>> begin INFORMATION PROVIDED

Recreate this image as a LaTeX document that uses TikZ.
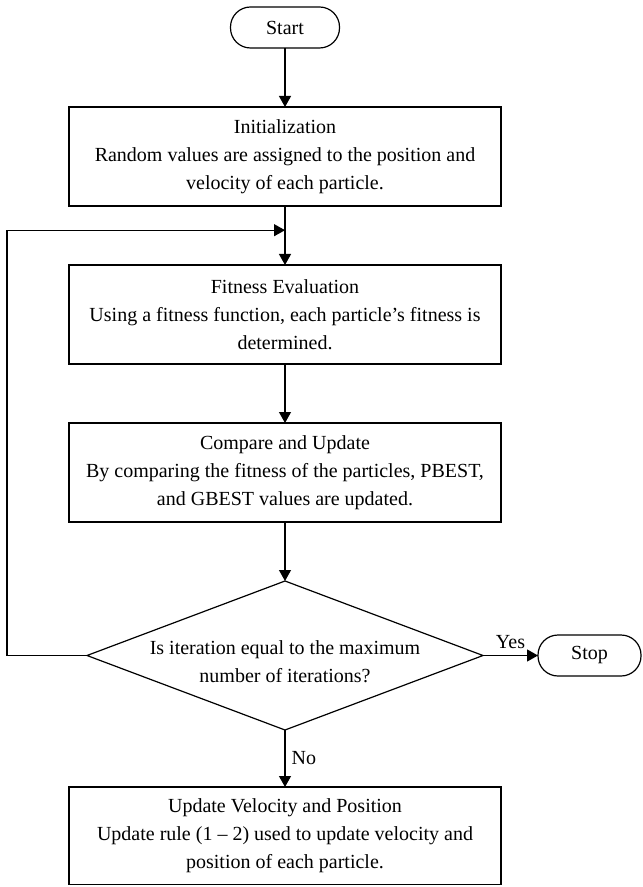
\documentclass[tikz,border=0pt]{standalone}
\usepackage{fontspec}
\setmainfont{Liberation Serif}
\usetikzlibrary{positioning,arrows.meta,shapes.geometric,calc}
\tikzset{
  box/.style  ={draw, line width=0.7pt, minimum width=216pt, minimum height=49.5pt,
                align=center, inner sep=2pt, outer sep=0pt},
  term/.style ={draw, line width=0.6pt, rounded corners=10pt, minimum width=54.5pt,
                minimum height=20.5pt, inner sep=2pt, outer sep=0pt},
  dec/.style  ={draw, diamond, line width=0.6pt, minimum width=198pt,
                minimum height=74.5pt, inner sep=0pt, outer sep=0pt},
  fl/.style   ={-{Triangle[length=5.5pt,width=6pt]}, line width=0.6pt},
  lbl/.style  ={inner sep=3pt},
}

\begin{document}
\begin{tikzpicture}[node distance=29.5pt, font={\fontsize{10}{14}\selectfont}]
  \useasboundingbox (0,0) rectangle (321pt,-443.5pt);

  % ---------------- main column -----------------
  \node[term] (start) at (142.5pt,-13.75pt) {Start};
  \node[box, below=of start] (init)
        {Initialization\\Random values are assigned to the position and\\velocity of each particle.};
  \node[box, below=of init] (fit)
        {Fitness Evaluation\\Using a fitness function, each particle’s fitness is\\determined.};
  \node[box, below=of fit] (comp)
        {Compare and Update\\By comparing the fitness of the particles, PBEST,\\and GBEST values are updated.};
  \node[dec, below=of comp] (check) {};
  \node[align=center, inner sep=0pt] (check-txt) at ([yshift=-3pt]check.center)
        {Is iteration equal to the maximum\\number of iterations?};
  \node[term, minimum width=51.5pt, right=27.5pt of check] (stop) {Stop};
  \node[box, minimum height=48.6pt, below=28.5pt of check] (upd)
        {Update Velocity and Position\\Update rule (1 – 2) used to update velocity and\\position of each particle.};

  % ---- arrows ----
  \coordinate (join) at ($(init.south)!0.41!(fit.north)$);
  \draw[fl](start)--(init);
  \draw[fl](init)--(fit);
  \draw[fl](fit)--(comp);
  \draw[fl](comp)--(check);
  \draw[fl](check)--node[lbl, above]{Yes}(stop);
  \draw[fl](check)--node[lbl, right]{No}(upd);
  \draw[fl](check.west)--++(-40pt,0)|-(join);
\end{tikzpicture}
\end{document}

>> end INFORMATION PROVIDED

**WHAT YOU HAVE TO DO**
In the copy, include no pictures; restate the listing above exactly.

**RESPONSE TO THIS EXERCISE**
Recreate this image as a LaTeX document that uses TikZ.
\documentclass[tikz,border=0pt]{standalone}
\usepackage{fontspec}
\setmainfont{Liberation Serif}
\usetikzlibrary{positioning,arrows.meta,shapes.geometric,calc}
\tikzset{
  box/.style  ={draw, line width=0.7pt, minimum width=216pt, minimum height=49.5pt,
                align=center, inner sep=2pt, outer sep=0pt},
  term/.style ={draw, line width=0.6pt, rounded corners=10pt, minimum width=54.5pt,
                minimum height=20.5pt, inner sep=2pt, outer sep=0pt},
  dec/.style  ={draw, diamond, line width=0.6pt, minimum width=198pt,
                minimum height=74.5pt, inner sep=0pt, outer sep=0pt},
  fl/.style   ={-{Triangle[length=5.5pt,width=6pt]}, line width=0.6pt},
  lbl/.style  ={inner sep=3pt},
}

\begin{document}
\begin{tikzpicture}[node distance=29.5pt, font={\fontsize{10}{14}\selectfont}]
  \useasboundingbox (0,0) rectangle (321pt,-443.5pt);

  % ---------------- main column -----------------
  \node[term] (start) at (142.5pt,-13.75pt) {Start};
  \node[box, below=of start] (init)
        {Initialization\\Random values are assigned to the position and\\velocity of each particle.};
  \node[box, below=of init] (fit)
        {Fitness Evaluation\\Using a fitness function, each particle’s fitness is\\determined.};
  \node[box, below=of fit] (comp)
        {Compare and Update\\By comparing the fitness of the particles, PBEST,\\and GBEST values are updated.};
  \node[dec, below=of comp] (check) {};
  \node[align=center, inner sep=0pt] (check-txt) at ([yshift=-3pt]check.center)
        {Is iteration equal to the maximum\\number of iterations?};
  \node[term, minimum width=51.5pt, right=27.5pt of check] (stop) {Stop};
  \node[box, minimum height=48.6pt, below=28.5pt of check] (upd)
        {Update Velocity and Position\\Update rule (1 – 2) used to update velocity and\\position of each particle.};

  % ---- arrows ----
  \coordinate (join) at ($(init.south)!0.41!(fit.north)$);
  \draw[fl](start)--(init);
  \draw[fl](init)--(fit);
  \draw[fl](fit)--(comp);
  \draw[fl](comp)--(check);
  \draw[fl](check)--node[lbl, above]{Yes}(stop);
  \draw[fl](check)--node[lbl, right]{No}(upd);
  \draw[fl](check.west)--++(-40pt,0)|-(join);
\end{tikzpicture}
\end{document}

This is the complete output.